Stalins Belehrung gefiel Churchill nicht, denn er wusste, dass dieser Recht hatte. Die Rote Armee war mit 80 Prozent der Wehrmachtsverbände in Europa konfrontiert. Während das britische Außenministerium Gewissensbisse verspürte, hatte Churchill andere Pläne. Er verfolgte eine Balkan-Strategie, wonach Italien angegriffen und als Kriegsgegner ausgeschaltet werden sollte, um dann wieder in den Balkan zurückzukehren und so der vorrückenden Roten Armee den Weg dorthin zu verwehren.

Im Februar 1943 besiegelte die Rote Armee mit ihrem Sieg in Stalingrad das Schicksal Nazi-Deutschlands. Bis dahin war Nordafrika der einzige Ort, an dem Briten und Amerikaner gegen deutsche Bodentruppen kämpften. 
Gerade einmal drei deutsche Divisionen waren dort stationiert. Verglichen mit der sowjetischen Front, an der 183 Divisionen der Wehrmacht aufmarschiert waren, war das also lediglich ein Nebenschauplatz.

Schließlich setzte Roosevelt dem Zaudern ein Ende. Auf der Teheran-Konferenz im November 1943 verbündete er sich mit Stalin, um die Einrichtung einer zweiten Front in Frankreich durchzusetzen.

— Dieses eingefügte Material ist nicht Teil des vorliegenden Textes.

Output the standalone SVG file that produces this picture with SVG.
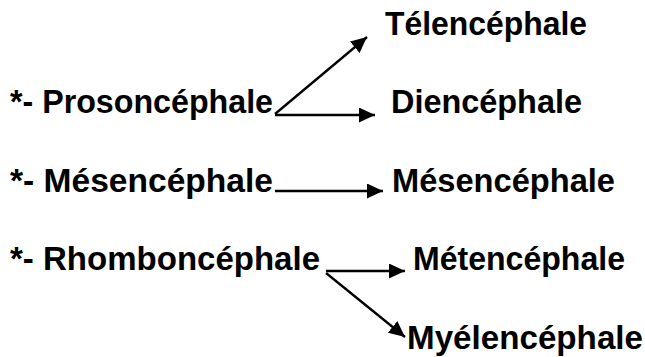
<svg xmlns="http://www.w3.org/2000/svg" width="645" height="357" viewBox="0 0 645 357">
<defs>
<style>
text{font-family:"Liberation Sans",Arial,sans-serif;font-weight:bold;font-size:33px;fill:#000}
.c line{stroke:#000;stroke-width:2.3;marker-end:url(#ah)}
</style>
<marker id="ah" markerUnits="userSpaceOnUse" markerWidth="17" markerHeight="15" refX="16" refY="7.5" orient="auto">
<path d="M0,0 L16,7.5 L0,15 z" fill="#000"/>
</marker>
</defs>
<rect width="645" height="357" fill="#fff"/>
<g id="prosencephale"><text x="10" y="113" textLength="263" lengthAdjust="spacingAndGlyphs">*- Prosoncéphale</text></g>
<g id="mesencephale-l"><text x="10" y="192" textLength="263" lengthAdjust="spacingAndGlyphs">*- Mésencéphale</text></g>
<g id="rhombencephale"><text x="10" y="270" textLength="310" lengthAdjust="spacingAndGlyphs">*- Rhomboncéphale</text></g>
<g id="telencephale"><text x="385" y="35" textLength="202" lengthAdjust="spacingAndGlyphs">Télencéphale</text></g>
<g id="diencephale"><text x="391" y="113" textLength="191" lengthAdjust="spacingAndGlyphs">Diencéphale</text></g>
<g id="mesencephale-r"><text x="392" y="192" textLength="223" lengthAdjust="spacingAndGlyphs">Mésencéphale</text></g>
<g id="metencephale"><text x="413" y="270" textLength="212" lengthAdjust="spacingAndGlyphs">Métencéphale</text></g>
<g id="myelencephale"><text x="407" y="349" textLength="236" lengthAdjust="spacingAndGlyphs">Myélencéphale</text></g>
<g id="connectors" class="c">
<line x1="275" y1="114" x2="367" y2="37"/>
<line x1="275" y1="115" x2="375" y2="115"/>
<line x1="275" y1="191" x2="383" y2="191"/>
<line x1="326" y1="271" x2="405" y2="271"/>
<line x1="326" y1="273" x2="405" y2="337"/>
</g>
</svg>
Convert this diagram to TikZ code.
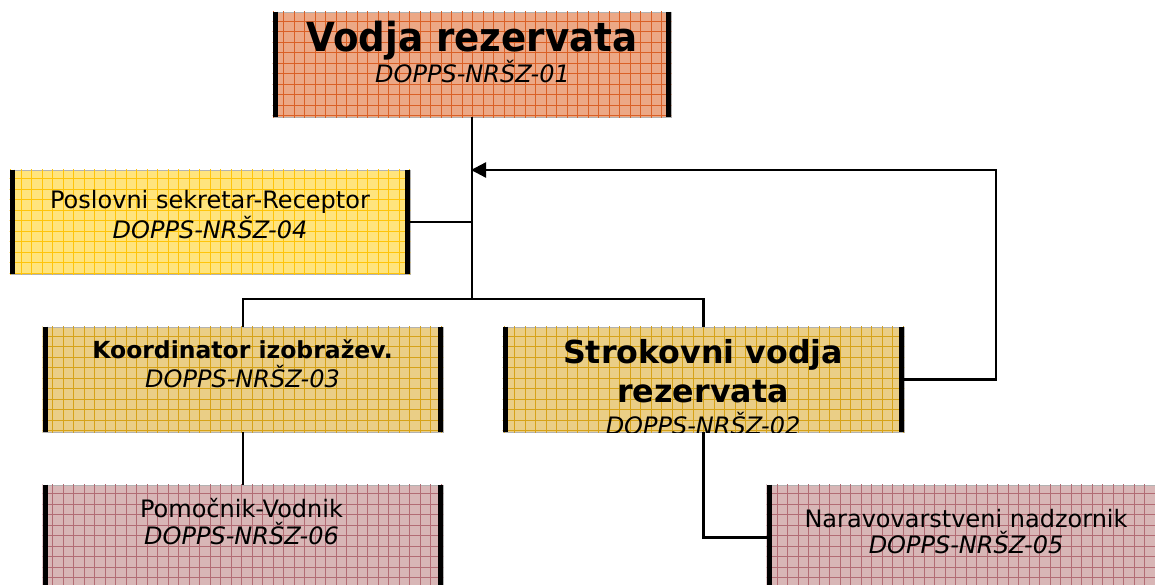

Churchill beharrte auf seiner Position, allerdings vergeblich. Die Vorbereitung einer Invasion in der Normandie erhielt den Vorrang. Als die westlichen Alliierten im Juni 1944 in der Normandie landeten, war das Schicksal des Faschismus in Europa längst besiegelt. Doch wenn Großbritannien und die Vereinigten Staaten sich in Frankreich dem Kampf nicht endlich angeschlossen hätten, hätten die Soldaten der Roten Armee ihre Füße in den Gewässern des Ärmelkanals gewaschen und Europa wäre von der Roten Armee allein befreit worden – das Einzige, worüber westliche Alliierte wirklich besorgt waren.

Michael Jabara Carley ist Professor für Geschichte an der Université de Montréal und Autor von Publikationen zur internationalen Politik des 20. Jahrhunderts und zu den Ursprüngen des Zweiten Weltkriegs.